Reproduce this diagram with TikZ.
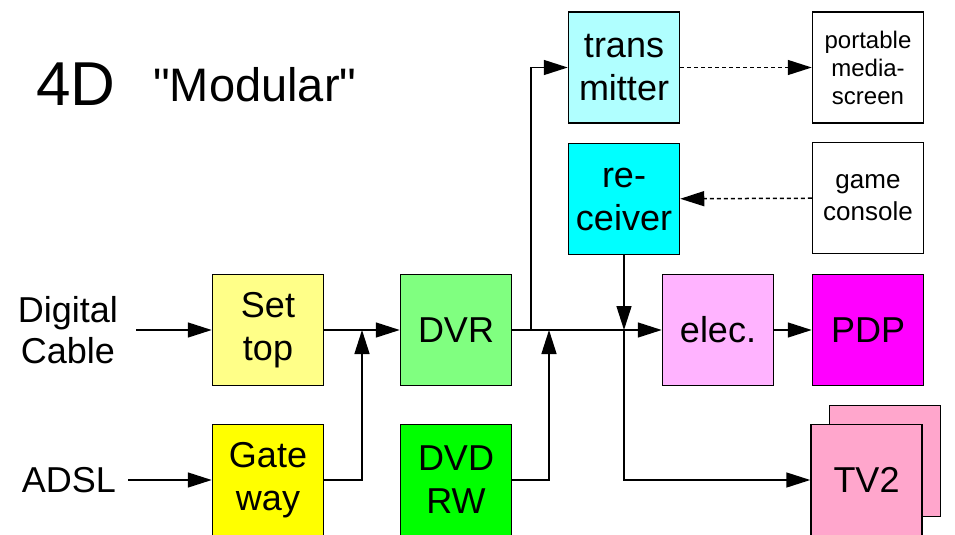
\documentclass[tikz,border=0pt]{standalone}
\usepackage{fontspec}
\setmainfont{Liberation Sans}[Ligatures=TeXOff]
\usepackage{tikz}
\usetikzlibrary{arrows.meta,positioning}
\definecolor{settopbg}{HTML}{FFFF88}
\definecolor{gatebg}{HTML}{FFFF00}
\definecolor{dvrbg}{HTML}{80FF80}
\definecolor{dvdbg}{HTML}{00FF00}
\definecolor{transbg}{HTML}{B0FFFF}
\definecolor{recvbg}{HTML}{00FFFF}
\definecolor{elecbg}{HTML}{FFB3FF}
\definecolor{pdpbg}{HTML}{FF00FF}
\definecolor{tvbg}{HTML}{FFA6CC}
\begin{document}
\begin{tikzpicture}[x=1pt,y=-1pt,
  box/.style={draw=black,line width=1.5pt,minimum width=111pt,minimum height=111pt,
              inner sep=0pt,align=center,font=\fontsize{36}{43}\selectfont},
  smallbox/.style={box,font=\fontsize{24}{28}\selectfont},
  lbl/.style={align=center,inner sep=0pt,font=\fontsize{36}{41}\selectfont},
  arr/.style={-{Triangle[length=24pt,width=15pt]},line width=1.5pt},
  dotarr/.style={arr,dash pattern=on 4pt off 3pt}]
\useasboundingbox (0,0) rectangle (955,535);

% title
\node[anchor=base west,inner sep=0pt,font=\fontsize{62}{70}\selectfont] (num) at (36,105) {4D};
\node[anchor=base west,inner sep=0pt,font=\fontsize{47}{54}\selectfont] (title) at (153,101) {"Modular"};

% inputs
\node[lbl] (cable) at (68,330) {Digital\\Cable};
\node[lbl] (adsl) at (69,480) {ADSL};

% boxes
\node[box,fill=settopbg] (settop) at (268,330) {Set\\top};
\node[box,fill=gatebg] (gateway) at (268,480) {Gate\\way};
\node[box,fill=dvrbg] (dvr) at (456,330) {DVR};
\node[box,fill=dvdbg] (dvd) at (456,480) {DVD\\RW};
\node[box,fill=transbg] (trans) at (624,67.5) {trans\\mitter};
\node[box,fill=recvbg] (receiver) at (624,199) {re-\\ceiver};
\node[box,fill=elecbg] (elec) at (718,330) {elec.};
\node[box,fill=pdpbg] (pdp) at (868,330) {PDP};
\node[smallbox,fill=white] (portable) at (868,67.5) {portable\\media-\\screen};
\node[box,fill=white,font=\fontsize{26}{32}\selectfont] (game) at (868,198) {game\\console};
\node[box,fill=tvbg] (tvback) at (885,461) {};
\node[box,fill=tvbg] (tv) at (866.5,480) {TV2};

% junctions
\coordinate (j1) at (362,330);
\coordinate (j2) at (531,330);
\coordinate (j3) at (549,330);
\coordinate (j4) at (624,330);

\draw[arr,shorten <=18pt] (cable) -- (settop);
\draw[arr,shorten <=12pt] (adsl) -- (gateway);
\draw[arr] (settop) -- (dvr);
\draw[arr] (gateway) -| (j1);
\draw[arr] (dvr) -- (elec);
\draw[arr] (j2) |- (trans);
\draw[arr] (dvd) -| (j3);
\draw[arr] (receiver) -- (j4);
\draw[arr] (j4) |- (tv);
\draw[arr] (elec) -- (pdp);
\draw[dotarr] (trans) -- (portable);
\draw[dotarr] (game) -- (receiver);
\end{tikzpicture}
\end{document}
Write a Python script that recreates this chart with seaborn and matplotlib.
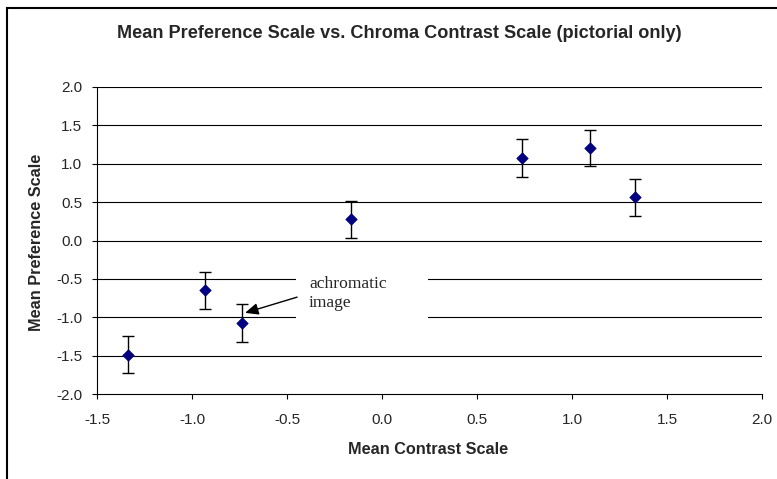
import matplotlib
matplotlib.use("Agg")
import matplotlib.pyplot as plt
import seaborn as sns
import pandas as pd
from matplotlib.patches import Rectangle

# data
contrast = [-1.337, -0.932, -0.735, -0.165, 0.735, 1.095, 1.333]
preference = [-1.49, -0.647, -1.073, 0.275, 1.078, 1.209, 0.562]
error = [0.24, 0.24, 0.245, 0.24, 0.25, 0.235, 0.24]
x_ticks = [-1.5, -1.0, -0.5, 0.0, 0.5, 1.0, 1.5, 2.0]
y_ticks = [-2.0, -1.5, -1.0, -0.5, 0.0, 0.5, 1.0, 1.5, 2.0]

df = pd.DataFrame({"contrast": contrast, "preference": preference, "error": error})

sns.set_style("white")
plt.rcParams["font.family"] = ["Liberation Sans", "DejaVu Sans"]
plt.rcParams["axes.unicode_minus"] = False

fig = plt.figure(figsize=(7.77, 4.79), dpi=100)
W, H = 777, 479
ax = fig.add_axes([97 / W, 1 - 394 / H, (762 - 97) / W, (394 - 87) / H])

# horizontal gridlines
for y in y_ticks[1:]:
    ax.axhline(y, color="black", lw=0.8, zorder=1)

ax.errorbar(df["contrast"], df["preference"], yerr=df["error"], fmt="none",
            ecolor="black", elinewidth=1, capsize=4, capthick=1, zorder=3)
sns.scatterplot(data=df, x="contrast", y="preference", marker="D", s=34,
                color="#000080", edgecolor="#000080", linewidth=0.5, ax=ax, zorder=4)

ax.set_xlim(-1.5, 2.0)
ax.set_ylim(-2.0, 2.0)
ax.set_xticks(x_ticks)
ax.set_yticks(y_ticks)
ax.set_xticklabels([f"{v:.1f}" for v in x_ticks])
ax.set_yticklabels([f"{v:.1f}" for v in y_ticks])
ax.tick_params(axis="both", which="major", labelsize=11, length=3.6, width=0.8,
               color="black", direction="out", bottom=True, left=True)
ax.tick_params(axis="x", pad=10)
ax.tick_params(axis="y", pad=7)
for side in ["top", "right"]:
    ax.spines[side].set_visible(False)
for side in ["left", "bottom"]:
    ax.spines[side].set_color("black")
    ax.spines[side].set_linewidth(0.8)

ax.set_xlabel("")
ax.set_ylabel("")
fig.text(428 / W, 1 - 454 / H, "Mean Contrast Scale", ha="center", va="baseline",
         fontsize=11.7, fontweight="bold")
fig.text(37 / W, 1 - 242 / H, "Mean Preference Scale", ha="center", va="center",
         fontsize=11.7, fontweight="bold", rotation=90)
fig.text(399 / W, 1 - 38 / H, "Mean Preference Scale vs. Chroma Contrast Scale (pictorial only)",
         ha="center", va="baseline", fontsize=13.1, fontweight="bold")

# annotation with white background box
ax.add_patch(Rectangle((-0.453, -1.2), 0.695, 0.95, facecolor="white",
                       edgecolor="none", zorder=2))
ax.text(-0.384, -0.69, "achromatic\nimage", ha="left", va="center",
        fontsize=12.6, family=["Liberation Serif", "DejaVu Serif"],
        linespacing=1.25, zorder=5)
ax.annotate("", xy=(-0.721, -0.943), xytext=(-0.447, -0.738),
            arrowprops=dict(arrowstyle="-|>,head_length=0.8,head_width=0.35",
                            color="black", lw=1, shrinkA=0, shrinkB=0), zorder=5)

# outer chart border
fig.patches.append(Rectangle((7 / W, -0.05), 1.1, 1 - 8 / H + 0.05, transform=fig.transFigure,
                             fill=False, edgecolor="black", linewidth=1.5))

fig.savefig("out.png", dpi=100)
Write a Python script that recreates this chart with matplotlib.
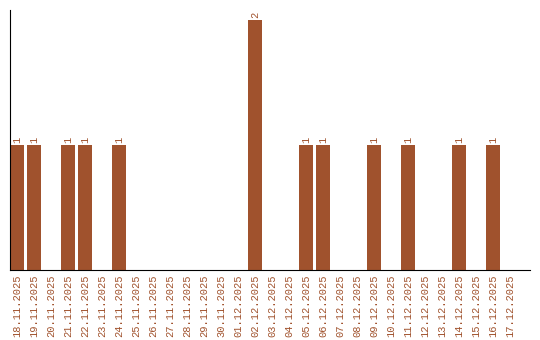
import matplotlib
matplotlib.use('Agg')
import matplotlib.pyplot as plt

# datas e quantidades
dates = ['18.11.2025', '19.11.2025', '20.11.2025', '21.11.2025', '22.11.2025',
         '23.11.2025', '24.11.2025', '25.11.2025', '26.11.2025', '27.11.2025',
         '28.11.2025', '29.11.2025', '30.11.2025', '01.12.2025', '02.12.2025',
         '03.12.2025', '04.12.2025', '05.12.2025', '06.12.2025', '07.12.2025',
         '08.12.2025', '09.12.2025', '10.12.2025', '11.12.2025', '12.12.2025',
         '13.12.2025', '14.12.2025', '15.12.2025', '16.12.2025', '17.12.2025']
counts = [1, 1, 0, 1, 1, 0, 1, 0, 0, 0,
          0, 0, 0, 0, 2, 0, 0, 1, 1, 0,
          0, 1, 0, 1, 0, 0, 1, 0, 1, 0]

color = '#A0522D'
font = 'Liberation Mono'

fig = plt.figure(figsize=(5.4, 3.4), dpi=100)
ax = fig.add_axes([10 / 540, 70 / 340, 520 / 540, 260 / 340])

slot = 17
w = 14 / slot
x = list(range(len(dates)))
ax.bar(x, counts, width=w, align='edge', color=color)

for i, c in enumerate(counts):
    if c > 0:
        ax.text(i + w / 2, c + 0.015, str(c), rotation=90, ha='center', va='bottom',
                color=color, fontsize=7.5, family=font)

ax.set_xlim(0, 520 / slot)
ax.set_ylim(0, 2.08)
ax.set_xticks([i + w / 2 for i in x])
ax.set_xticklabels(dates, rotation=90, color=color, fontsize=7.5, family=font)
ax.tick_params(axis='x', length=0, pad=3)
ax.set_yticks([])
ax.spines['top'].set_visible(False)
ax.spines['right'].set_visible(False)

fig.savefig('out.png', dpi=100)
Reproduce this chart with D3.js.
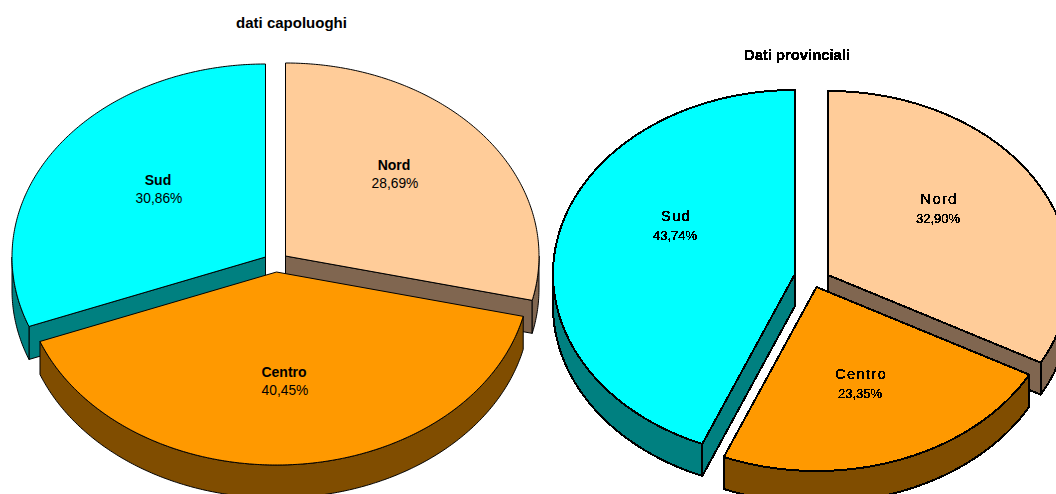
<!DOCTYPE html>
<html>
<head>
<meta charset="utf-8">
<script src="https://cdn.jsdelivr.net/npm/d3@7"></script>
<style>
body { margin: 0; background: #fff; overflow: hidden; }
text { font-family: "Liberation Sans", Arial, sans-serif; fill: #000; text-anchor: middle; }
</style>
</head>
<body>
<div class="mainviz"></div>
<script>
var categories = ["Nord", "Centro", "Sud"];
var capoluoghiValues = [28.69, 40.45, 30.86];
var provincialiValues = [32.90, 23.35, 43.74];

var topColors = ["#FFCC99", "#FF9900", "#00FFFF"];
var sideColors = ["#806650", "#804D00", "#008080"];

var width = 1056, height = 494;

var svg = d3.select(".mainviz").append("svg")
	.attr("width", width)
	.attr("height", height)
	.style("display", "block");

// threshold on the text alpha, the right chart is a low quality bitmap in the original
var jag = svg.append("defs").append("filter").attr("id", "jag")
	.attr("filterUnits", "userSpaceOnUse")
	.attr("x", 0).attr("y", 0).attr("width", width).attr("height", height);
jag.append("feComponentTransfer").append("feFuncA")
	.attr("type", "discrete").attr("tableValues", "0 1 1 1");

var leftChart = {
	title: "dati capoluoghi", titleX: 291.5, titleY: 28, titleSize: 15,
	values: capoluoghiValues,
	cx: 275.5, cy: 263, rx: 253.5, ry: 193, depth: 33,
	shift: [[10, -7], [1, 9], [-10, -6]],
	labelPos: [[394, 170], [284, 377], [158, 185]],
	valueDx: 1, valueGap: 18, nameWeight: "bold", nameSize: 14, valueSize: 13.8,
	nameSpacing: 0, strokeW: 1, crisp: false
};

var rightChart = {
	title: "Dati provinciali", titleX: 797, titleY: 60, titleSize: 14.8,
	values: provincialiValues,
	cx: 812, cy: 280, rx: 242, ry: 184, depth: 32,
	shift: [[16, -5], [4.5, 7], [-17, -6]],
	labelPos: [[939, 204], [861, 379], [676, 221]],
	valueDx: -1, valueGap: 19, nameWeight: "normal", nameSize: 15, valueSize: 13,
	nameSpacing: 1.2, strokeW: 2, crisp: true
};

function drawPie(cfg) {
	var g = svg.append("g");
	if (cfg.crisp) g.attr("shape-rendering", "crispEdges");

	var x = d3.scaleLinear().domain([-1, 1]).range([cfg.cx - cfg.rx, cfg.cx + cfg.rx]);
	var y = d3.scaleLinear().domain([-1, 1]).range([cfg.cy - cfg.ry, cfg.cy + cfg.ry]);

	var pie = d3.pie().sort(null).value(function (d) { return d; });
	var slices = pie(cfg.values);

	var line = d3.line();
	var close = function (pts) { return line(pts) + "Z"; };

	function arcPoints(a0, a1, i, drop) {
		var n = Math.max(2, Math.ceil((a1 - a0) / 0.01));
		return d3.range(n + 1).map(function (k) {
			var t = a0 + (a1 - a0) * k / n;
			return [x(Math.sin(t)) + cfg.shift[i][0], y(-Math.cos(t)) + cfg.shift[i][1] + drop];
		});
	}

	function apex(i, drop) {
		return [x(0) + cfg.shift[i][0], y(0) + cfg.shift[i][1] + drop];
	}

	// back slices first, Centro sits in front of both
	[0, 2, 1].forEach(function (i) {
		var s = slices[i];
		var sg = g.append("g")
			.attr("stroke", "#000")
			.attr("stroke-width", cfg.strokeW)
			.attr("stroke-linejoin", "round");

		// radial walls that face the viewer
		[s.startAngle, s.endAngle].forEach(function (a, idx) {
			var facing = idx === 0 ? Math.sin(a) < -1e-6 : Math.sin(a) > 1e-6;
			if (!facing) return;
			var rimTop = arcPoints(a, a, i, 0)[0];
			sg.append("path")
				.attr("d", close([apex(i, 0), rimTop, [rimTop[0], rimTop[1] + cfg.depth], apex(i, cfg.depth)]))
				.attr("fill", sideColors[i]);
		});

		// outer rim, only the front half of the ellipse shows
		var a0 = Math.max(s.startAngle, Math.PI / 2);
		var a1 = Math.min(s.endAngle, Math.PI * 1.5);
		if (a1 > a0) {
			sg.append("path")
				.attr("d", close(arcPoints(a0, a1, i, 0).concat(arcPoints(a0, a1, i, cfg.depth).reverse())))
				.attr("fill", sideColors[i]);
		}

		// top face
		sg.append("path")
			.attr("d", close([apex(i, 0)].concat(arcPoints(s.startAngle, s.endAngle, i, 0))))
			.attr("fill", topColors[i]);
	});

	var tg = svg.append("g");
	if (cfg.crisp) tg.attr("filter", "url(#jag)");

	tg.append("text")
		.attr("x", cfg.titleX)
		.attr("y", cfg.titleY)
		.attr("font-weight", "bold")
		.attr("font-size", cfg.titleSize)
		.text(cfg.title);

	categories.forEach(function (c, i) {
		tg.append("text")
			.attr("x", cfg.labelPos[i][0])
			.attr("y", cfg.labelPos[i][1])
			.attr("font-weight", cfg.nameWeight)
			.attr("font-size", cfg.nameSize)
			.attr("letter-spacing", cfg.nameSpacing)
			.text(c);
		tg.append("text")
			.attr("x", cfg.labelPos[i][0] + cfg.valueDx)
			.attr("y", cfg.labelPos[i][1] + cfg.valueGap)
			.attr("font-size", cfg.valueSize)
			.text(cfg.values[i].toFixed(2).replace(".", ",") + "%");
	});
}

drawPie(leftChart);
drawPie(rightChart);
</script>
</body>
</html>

■ ■ ■ ■ ■

The task: List every line above containing the word "recreates".

Solution below:
Write a Python script that recreates this chart with seaborn and matplotlib.
Write a Python script that recreates this chart with matplotlib.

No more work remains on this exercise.